-- THE TASK --
Quote all of the data exactly as given. Skip every picture it contains.

-- DATA --
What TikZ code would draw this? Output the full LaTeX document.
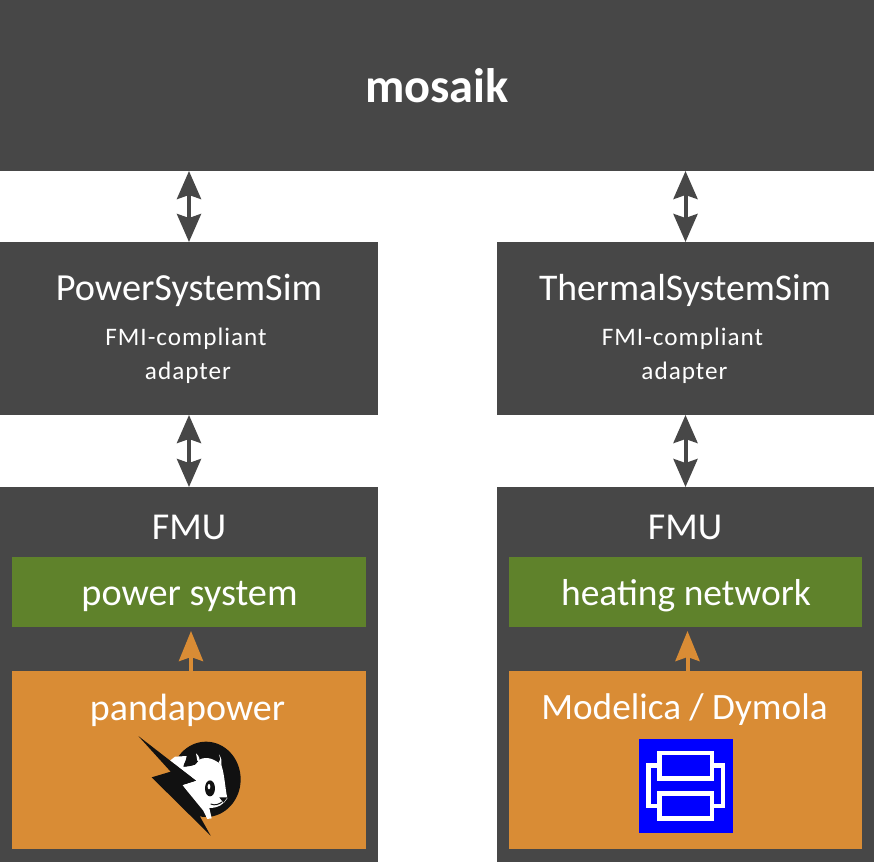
\documentclass[tikz,border=0pt]{standalone}
\usepackage{fontspec}
\setmainfont{Carlito}
\newfontfamily\spaced[LetterSpace=4]{Carlito}
\usetikzlibrary{arrows.meta}
\definecolor{dark}{HTML}{474747}
\definecolor{grn}{HTML}{5F822B}
\definecolor{org}{HTML}{D98C35}
\definecolor{pblack}{HTML}{111111}
\tikzset{
  box/.style={rectangle,inner sep=0pt,outer sep=0pt,fill=#1,text=white},
  box/.default=dark,
  big/.style={text=white,inner sep=0pt,font=\fontsize{38.3}{44}\selectfont},
  mid/.style={text=white,inner sep=0pt,font=\fontsize{38}{44}\selectfont},
  small/.style={text=white,inner sep=0pt,font=\fontsize{25.2}{30}\selectfont\spaced},
  dbl/.style={draw=dark,line width=4pt,{Stealth[length=28pt,width=24pt,inset=4pt]}-{Stealth[length=28pt,width=24pt,inset=4pt]}},
  upa/.style={draw=org,line width=4pt,-{Stealth[length=30pt,width=24pt,inset=4pt]}},
  wline/.style={draw=white,line width=4.5pt,line join=miter}
}
\begin{document}
\begin{tikzpicture}[x=1pt,y=-1pt]
\useasboundingbox (0,0) rectangle (874,862);
\node[box,minimum width=874pt,minimum height=171pt,font=\fontsize{48.4}{54}\selectfont\bfseries] (m) at (437,85.5) {mosaik};
% left column
\node[box,minimum width=378pt,minimum height=173pt] (ps) at (189,328.5) {};
\node[big] (pst) at (189,290) {PowerSystemSim};
\node[small] (psa) at (186,339) {FMI-compliant};
\node[small] (psb) at (188,373) {adapter};
\node[box,minimum width=378pt,minimum height=375pt] (fl) at (189,674.5) {};
\node[mid] (flt) at (189,527) {FMU};
\node[box=grn,minimum width=354pt,minimum height=70pt] (gl) at (189,592) {};
\node[mid,font=\fontsize{38.3}{44}\selectfont] (glt) at (189.5,596) {power system};
\node[box=org,minimum width=354pt,minimum height=178pt] (ol) at (189,760) {};
\node[mid] (olt) at (187.5,710) {pandapower};
% right column
\node[box,minimum width=377pt,minimum height=173pt] (ts) at (685.5,328.5) {};
\node[big,font=\fontsize{37.7}{44}\selectfont] (tst) at (685,290) {ThermalSystemSim};
\node[small] (tsa) at (682.5,339) {FMI-compliant};
\node[small] (tsb) at (684.5,373) {adapter};
\node[box,minimum width=377pt,minimum height=375pt] (fr) at (685.5,674.5) {};
\node[mid] (frt) at (685,527) {FMU};
\node[box=grn,minimum width=353pt,minimum height=70pt] (gr) at (685.5,592) {};
\node[mid,font=\fontsize{37.5}{44}\selectfont] (grt) at (686,596) {heating network};
\node[box=org,minimum width=353pt,minimum height=178pt] (or) at (685.5,760) {};
\node[mid,font=\fontsize{37.2}{44}\selectfont] (ort) at (684.5,710) {Modelica / Dymola};
% connectors
\draw[dbl] (ps.north |- m.south) -- (ps.north);
\draw[dbl] (ts.north |- m.south) -- (ts.north);
\draw[dbl] (ps.south) -- (fl.north);
\draw[dbl] (ts.south) -- (fr.north);
\coordinate (gla) at ([xshift=2pt,yshift=-4pt]gl.south);
\coordinate (gra) at ([xshift=2pt,yshift=-4pt]gr.south);
\draw[upa] (ol.north -| gla) -- (gla);
\draw[upa] (or.north -| gra) -- (gra);
% pandapower logo
\begin{scope}[shift={(120,720)},x=0.3333pt,y=-0.3333pt]
  \fill[pblack] (258,178) ellipse [x radius=104,y radius=113];
  % white head
  \fill[white] (150,122) -- (165,110) -- (200,108) -- (192,140) -- (225,135) -- (240,118)
     .. controls (262,108) and (285,118) .. (304,135)
     .. controls (314,165) and (314,195) .. (322,235)
     .. controls (312,252) and (295,264) .. (268,264)
     -- (275,295) -- (262,297) -- (250,272) -- (187,195) -- (228,182) -- cycle;
  % black ear
  \fill[pblack] (190,140) .. controls (195,115) and (215,104) .. (236,112)
     .. controls (238,125) and (225,140) .. (190,140) -- cycle;
  % ear tips
  \fill[white] (228,100) .. controls (238,108) and (240,118) .. (240,128) -- (232,122) -- cycle;
  \fill[white] (297,103) .. controls (305,115) and (306,125) .. (304,136) -- (296,128) -- (301,118) -- cycle;
  % eye, nose, mouth
  \fill[pblack] (270,205) ellipse [x radius=15,y radius=24];
  \fill[white] (267,200) ellipse [x radius=4,y radius=8];
  \fill[pblack] (298,232) -- (322,232) -- (310,248) -- cycle;
  \draw[pblack,line width=1pt] (272,252) .. controls (285,258) and (298,252) .. (306,246);
  % lightning bolt
  \fill[pblack] (55,48) -- (228,182) -- (187,195) -- (272,347) -- (95,172) -- (152,155) -- cycle;
\end{scope}
% Dymola logo
\node[box=blue,minimum width=94pt,minimum height=94pt] (dy) at (686,786) {};
\draw[wline] (659.7,753) rectangle (712,778.7);
\draw[wline] (659.7,793.7) rectangle (712,818.3);
\draw[wline] (659.7,765.7) -- (648.3,765.7) -- (648.3,806) -- (659.7,806);
\draw[wline] (712,765.7) -- (723,765.7) -- (723,806) -- (712,806);
\end{tikzpicture}
\end{document}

-- EXERCISE RESULT --
What TikZ code would draw this? Output the full LaTeX document.
\documentclass[tikz,border=0pt]{standalone}
\usepackage{fontspec}
\setmainfont{Carlito}
\newfontfamily\spaced[LetterSpace=4]{Carlito}
\usetikzlibrary{arrows.meta}
\definecolor{dark}{HTML}{474747}
\definecolor{grn}{HTML}{5F822B}
\definecolor{org}{HTML}{D98C35}
\definecolor{pblack}{HTML}{111111}
\tikzset{
  box/.style={rectangle,inner sep=0pt,outer sep=0pt,fill=#1,text=white},
  box/.default=dark,
  big/.style={text=white,inner sep=0pt,font=\fontsize{38.3}{44}\selectfont},
  mid/.style={text=white,inner sep=0pt,font=\fontsize{38}{44}\selectfont},
  small/.style={text=white,inner sep=0pt,font=\fontsize{25.2}{30}\selectfont\spaced},
  dbl/.style={draw=dark,line width=4pt,{Stealth[length=28pt,width=24pt,inset=4pt]}-{Stealth[length=28pt,width=24pt,inset=4pt]}},
  upa/.style={draw=org,line width=4pt,-{Stealth[length=30pt,width=24pt,inset=4pt]}},
  wline/.style={draw=white,line width=4.5pt,line join=miter}
}
\begin{document}
\begin{tikzpicture}[x=1pt,y=-1pt]
\useasboundingbox (0,0) rectangle (874,862);
\node[box,minimum width=874pt,minimum height=171pt,font=\fontsize{48.4}{54}\selectfont\bfseries] (m) at (437,85.5) {mosaik};
% left column
\node[box,minimum width=378pt,minimum height=173pt] (ps) at (189,328.5) {};
\node[big] (pst) at (189,290) {PowerSystemSim};
\node[small] (psa) at (186,339) {FMI-compliant};
\node[small] (psb) at (188,373) {adapter};
\node[box,minimum width=378pt,minimum height=375pt] (fl) at (189,674.5) {};
\node[mid] (flt) at (189,527) {FMU};
\node[box=grn,minimum width=354pt,minimum height=70pt] (gl) at (189,592) {};
\node[mid,font=\fontsize{38.3}{44}\selectfont] (glt) at (189.5,596) {power system};
\node[box=org,minimum width=354pt,minimum height=178pt] (ol) at (189,760) {};
\node[mid] (olt) at (187.5,710) {pandapower};
% right column
\node[box,minimum width=377pt,minimum height=173pt] (ts) at (685.5,328.5) {};
\node[big,font=\fontsize{37.7}{44}\selectfont] (tst) at (685,290) {ThermalSystemSim};
\node[small] (tsa) at (682.5,339) {FMI-compliant};
\node[small] (tsb) at (684.5,373) {adapter};
\node[box,minimum width=377pt,minimum height=375pt] (fr) at (685.5,674.5) {};
\node[mid] (frt) at (685,527) {FMU};
\node[box=grn,minimum width=353pt,minimum height=70pt] (gr) at (685.5,592) {};
\node[mid,font=\fontsize{37.5}{44}\selectfont] (grt) at (686,596) {heating network};
\node[box=org,minimum width=353pt,minimum height=178pt] (or) at (685.5,760) {};
\node[mid,font=\fontsize{37.2}{44}\selectfont] (ort) at (684.5,710) {Modelica / Dymola};
% connectors
\draw[dbl] (ps.north |- m.south) -- (ps.north);
\draw[dbl] (ts.north |- m.south) -- (ts.north);
\draw[dbl] (ps.south) -- (fl.north);
\draw[dbl] (ts.south) -- (fr.north);
\coordinate (gla) at ([xshift=2pt,yshift=-4pt]gl.south);
\coordinate (gra) at ([xshift=2pt,yshift=-4pt]gr.south);
\draw[upa] (ol.north -| gla) -- (gla);
\draw[upa] (or.north -| gra) -- (gra);
% pandapower logo
\begin{scope}[shift={(120,720)},x=0.3333pt,y=-0.3333pt]
  \fill[pblack] (258,178) ellipse [x radius=104,y radius=113];
  % white head
  \fill[white] (150,122) -- (165,110) -- (200,108) -- (192,140) -- (225,135) -- (240,118)
     .. controls (262,108) and (285,118) .. (304,135)
     .. controls (314,165) and (314,195) .. (322,235)
     .. controls (312,252) and (295,264) .. (268,264)
     -- (275,295) -- (262,297) -- (250,272) -- (187,195) -- (228,182) -- cycle;
  % black ear
  \fill[pblack] (190,140) .. controls (195,115) and (215,104) .. (236,112)
     .. controls (238,125) and (225,140) .. (190,140) -- cycle;
  % ear tips
  \fill[white] (228,100) .. controls (238,108) and (240,118) .. (240,128) -- (232,122) -- cycle;
  \fill[white] (297,103) .. controls (305,115) and (306,125) .. (304,136) -- (296,128) -- (301,118) -- cycle;
  % eye, nose, mouth
  \fill[pblack] (270,205) ellipse [x radius=15,y radius=24];
  \fill[white] (267,200) ellipse [x radius=4,y radius=8];
  \fill[pblack] (298,232) -- (322,232) -- (310,248) -- cycle;
  \draw[pblack,line width=1pt] (272,252) .. controls (285,258) and (298,252) .. (306,246);
  % lightning bolt
  \fill[pblack] (55,48) -- (228,182) -- (187,195) -- (272,347) -- (95,172) -- (152,155) -- cycle;
\end{scope}
% Dymola logo
\node[box=blue,minimum width=94pt,minimum height=94pt] (dy) at (686,786) {};
\draw[wline] (659.7,753) rectangle (712,778.7);
\draw[wline] (659.7,793.7) rectangle (712,818.3);
\draw[wline] (659.7,765.7) -- (648.3,765.7) -- (648.3,806) -- (659.7,806);
\draw[wline] (712,765.7) -- (723,765.7) -- (723,806) -- (712,806);
\end{tikzpicture}
\end{document}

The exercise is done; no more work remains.